_Goal_:
Collect all lines from the records below that include the word "this".

_Exercise input_:
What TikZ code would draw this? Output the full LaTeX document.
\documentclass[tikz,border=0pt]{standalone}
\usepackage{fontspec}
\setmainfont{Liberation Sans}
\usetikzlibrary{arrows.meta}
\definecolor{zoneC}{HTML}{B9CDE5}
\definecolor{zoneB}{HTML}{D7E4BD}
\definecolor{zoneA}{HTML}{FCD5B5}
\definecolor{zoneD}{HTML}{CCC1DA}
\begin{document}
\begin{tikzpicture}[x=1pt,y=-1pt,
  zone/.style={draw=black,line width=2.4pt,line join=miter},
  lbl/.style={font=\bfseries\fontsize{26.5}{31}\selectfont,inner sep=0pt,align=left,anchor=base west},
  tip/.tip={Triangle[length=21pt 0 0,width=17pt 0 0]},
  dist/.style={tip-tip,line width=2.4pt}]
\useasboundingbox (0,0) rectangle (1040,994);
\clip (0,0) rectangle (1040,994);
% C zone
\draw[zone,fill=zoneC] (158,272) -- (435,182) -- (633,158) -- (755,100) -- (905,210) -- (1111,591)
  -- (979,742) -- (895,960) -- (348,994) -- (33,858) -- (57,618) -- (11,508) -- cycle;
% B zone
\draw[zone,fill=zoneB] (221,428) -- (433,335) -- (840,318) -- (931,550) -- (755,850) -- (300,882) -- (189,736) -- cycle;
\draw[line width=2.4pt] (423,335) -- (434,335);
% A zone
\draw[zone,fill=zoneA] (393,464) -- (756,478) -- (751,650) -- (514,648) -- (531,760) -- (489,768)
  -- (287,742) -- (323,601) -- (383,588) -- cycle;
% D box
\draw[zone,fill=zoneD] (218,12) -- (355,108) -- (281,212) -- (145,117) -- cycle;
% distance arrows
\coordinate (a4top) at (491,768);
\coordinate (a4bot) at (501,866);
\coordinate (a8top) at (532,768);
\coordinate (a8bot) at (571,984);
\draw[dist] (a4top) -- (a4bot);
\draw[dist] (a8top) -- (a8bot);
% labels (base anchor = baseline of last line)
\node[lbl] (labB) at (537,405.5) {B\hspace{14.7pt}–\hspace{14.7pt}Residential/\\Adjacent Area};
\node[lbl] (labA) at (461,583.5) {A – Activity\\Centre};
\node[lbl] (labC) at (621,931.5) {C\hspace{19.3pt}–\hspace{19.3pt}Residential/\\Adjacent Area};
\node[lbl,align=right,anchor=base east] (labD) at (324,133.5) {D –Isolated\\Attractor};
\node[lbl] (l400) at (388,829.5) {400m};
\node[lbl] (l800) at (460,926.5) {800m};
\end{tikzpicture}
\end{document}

--

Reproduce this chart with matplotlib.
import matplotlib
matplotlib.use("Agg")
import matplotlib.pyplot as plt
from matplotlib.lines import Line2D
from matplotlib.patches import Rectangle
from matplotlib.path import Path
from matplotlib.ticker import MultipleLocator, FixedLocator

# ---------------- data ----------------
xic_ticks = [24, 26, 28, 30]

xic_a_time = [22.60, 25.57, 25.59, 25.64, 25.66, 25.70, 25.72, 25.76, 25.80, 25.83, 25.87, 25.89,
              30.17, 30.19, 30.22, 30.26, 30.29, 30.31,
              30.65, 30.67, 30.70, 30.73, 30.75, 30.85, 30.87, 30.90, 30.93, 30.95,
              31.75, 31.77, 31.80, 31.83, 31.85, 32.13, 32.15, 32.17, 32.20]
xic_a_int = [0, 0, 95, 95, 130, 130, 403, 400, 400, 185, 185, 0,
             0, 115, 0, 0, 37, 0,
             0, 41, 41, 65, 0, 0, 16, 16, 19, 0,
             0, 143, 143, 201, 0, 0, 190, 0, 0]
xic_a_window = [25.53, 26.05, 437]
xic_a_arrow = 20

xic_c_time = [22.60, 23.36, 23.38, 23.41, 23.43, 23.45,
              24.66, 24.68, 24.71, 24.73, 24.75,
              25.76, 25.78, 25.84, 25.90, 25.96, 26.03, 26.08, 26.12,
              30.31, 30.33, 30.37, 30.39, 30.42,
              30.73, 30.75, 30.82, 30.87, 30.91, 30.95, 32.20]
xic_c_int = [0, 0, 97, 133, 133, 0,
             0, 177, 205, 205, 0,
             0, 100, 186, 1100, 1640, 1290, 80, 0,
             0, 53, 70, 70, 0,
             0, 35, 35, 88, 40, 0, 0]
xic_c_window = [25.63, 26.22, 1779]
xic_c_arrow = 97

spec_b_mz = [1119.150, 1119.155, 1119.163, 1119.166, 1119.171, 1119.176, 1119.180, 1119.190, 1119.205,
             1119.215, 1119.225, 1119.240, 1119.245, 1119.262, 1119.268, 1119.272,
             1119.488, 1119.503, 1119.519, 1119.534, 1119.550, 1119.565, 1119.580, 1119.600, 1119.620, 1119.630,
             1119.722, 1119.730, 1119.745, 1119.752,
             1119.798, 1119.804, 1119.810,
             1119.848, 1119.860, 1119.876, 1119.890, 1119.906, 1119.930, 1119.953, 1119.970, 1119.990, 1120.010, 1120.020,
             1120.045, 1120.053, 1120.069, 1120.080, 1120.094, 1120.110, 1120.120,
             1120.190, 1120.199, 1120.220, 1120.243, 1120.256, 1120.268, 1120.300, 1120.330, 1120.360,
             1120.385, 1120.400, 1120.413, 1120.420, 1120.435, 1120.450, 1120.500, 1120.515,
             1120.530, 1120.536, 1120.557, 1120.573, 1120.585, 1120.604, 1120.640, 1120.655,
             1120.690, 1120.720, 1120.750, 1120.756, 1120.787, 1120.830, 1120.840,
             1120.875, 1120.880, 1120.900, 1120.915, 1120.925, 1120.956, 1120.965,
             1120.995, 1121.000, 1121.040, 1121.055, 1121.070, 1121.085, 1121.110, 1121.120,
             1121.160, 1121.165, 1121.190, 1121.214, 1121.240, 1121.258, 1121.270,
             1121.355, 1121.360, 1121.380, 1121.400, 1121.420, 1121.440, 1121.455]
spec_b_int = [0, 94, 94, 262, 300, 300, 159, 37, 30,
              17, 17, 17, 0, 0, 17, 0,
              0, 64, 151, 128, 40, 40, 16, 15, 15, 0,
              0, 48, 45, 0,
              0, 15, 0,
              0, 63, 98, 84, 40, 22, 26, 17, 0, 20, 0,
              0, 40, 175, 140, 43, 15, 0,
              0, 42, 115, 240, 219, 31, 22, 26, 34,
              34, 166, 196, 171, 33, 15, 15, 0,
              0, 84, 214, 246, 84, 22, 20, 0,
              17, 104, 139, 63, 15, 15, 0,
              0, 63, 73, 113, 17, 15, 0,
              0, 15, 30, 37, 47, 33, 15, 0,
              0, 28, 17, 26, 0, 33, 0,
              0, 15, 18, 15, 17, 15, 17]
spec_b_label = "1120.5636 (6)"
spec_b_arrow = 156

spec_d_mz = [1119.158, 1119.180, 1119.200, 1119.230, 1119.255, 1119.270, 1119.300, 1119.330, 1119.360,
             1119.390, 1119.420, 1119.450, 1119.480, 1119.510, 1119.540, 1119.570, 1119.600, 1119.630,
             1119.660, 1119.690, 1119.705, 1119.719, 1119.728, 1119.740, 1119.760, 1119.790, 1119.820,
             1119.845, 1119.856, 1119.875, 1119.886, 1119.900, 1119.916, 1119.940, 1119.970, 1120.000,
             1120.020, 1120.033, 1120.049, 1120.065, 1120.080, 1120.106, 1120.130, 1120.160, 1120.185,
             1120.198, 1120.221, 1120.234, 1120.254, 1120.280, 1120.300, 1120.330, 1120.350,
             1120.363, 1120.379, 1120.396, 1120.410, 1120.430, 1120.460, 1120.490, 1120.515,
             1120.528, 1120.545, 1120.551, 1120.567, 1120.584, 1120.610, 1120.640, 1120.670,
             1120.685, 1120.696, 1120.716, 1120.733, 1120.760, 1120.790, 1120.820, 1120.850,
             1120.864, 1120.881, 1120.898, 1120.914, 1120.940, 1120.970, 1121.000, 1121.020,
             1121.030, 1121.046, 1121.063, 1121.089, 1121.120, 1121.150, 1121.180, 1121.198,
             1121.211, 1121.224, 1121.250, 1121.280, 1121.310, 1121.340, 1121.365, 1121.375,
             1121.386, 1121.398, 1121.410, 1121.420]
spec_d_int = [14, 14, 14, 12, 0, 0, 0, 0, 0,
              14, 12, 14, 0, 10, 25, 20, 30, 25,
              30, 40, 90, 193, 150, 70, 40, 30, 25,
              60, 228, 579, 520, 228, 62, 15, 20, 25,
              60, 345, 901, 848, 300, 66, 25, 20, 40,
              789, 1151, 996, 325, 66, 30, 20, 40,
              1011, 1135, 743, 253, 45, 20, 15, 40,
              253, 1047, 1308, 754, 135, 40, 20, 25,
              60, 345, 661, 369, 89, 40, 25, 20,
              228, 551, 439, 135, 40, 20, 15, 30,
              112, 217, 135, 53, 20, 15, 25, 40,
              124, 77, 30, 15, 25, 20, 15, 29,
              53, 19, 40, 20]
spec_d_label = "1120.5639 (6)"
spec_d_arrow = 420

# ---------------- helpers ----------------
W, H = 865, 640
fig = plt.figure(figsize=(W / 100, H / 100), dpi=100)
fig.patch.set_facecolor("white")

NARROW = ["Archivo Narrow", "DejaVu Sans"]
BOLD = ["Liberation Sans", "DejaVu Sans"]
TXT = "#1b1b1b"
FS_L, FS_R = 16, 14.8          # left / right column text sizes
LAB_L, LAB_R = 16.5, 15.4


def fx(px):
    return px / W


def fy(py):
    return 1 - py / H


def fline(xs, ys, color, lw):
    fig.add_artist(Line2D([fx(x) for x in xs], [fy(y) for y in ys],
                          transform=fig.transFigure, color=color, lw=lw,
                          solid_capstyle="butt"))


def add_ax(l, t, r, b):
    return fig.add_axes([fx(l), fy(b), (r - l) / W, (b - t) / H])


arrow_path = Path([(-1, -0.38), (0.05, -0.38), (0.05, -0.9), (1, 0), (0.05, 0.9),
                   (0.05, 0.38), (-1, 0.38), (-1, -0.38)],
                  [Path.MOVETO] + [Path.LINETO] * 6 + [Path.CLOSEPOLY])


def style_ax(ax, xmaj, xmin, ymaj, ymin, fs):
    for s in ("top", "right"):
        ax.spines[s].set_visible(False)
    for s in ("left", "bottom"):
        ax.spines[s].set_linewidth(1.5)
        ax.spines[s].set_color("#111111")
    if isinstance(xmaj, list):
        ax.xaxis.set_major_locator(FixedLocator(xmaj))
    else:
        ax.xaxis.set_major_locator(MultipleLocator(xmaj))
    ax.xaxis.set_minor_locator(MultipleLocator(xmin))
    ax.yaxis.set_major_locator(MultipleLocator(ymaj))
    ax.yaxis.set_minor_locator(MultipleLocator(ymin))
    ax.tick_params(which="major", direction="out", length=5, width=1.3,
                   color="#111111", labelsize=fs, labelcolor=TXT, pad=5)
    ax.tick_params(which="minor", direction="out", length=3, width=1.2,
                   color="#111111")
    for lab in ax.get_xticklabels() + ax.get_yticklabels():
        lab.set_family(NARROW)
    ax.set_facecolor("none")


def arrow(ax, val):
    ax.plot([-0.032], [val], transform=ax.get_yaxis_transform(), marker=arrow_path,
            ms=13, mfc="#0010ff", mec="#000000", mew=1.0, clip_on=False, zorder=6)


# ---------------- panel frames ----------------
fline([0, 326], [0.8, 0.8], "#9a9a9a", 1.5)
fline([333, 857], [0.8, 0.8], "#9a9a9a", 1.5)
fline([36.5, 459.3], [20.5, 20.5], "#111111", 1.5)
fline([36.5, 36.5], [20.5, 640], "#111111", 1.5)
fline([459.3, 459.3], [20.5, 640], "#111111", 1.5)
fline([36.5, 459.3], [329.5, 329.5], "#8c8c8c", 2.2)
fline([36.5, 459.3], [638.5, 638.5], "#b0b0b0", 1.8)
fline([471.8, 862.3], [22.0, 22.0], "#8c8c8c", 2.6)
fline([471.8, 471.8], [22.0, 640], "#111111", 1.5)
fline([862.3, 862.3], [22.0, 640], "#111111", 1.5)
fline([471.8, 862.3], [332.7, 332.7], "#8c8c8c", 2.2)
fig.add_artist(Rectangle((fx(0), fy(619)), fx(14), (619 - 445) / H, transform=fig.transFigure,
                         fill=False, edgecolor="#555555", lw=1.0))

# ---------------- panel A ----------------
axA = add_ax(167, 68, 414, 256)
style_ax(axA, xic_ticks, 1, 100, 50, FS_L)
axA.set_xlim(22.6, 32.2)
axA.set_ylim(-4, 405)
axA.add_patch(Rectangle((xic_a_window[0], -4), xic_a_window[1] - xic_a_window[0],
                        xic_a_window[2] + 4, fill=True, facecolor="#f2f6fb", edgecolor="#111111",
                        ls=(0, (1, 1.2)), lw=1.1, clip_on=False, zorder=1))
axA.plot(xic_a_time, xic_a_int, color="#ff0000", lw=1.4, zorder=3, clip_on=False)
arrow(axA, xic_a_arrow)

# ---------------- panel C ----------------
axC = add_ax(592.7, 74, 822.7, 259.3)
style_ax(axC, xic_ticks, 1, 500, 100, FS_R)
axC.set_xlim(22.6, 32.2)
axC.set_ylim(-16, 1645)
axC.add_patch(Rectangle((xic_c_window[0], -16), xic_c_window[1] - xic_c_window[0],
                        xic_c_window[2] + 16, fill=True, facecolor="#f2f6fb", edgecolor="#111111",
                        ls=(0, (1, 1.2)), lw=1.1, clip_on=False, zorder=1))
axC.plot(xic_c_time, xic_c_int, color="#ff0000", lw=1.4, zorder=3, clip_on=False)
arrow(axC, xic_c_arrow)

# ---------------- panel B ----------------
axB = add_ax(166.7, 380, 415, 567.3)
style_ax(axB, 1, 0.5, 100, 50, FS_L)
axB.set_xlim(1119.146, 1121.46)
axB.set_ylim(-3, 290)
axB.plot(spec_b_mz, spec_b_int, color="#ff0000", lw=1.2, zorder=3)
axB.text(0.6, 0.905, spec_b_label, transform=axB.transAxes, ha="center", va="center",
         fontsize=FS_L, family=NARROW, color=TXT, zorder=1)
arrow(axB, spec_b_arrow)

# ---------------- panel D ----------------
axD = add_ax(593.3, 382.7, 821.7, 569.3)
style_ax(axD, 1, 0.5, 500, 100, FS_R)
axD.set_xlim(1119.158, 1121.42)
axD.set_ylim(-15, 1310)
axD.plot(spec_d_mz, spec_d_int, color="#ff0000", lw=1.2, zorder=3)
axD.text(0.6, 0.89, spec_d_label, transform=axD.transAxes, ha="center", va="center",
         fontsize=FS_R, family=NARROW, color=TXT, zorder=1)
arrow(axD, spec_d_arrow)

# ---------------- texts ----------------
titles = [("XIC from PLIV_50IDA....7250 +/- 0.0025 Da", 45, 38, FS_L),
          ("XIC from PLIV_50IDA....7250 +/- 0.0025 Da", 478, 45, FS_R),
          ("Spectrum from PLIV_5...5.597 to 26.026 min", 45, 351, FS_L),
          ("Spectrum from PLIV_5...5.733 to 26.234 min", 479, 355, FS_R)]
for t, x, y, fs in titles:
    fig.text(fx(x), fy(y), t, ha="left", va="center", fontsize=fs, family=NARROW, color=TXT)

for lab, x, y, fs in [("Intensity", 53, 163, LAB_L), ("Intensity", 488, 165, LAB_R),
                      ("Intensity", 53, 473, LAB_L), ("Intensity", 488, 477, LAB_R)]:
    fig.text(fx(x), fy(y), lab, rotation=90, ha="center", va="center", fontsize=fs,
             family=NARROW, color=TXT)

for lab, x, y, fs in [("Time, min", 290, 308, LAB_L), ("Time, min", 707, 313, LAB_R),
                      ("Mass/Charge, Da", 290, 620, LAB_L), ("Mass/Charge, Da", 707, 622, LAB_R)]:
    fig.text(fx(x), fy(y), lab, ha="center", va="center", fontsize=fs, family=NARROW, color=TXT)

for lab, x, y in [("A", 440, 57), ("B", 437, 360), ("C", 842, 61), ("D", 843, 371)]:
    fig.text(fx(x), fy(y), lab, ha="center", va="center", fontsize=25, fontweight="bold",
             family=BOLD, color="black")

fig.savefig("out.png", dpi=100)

...

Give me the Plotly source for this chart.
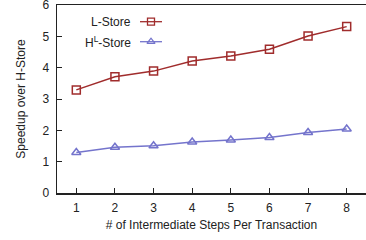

_Written response_:
What TikZ code would draw this? Output the full LaTeX document.
Reproduce this chart with matplotlib.
Give me the Plotly source for this chart.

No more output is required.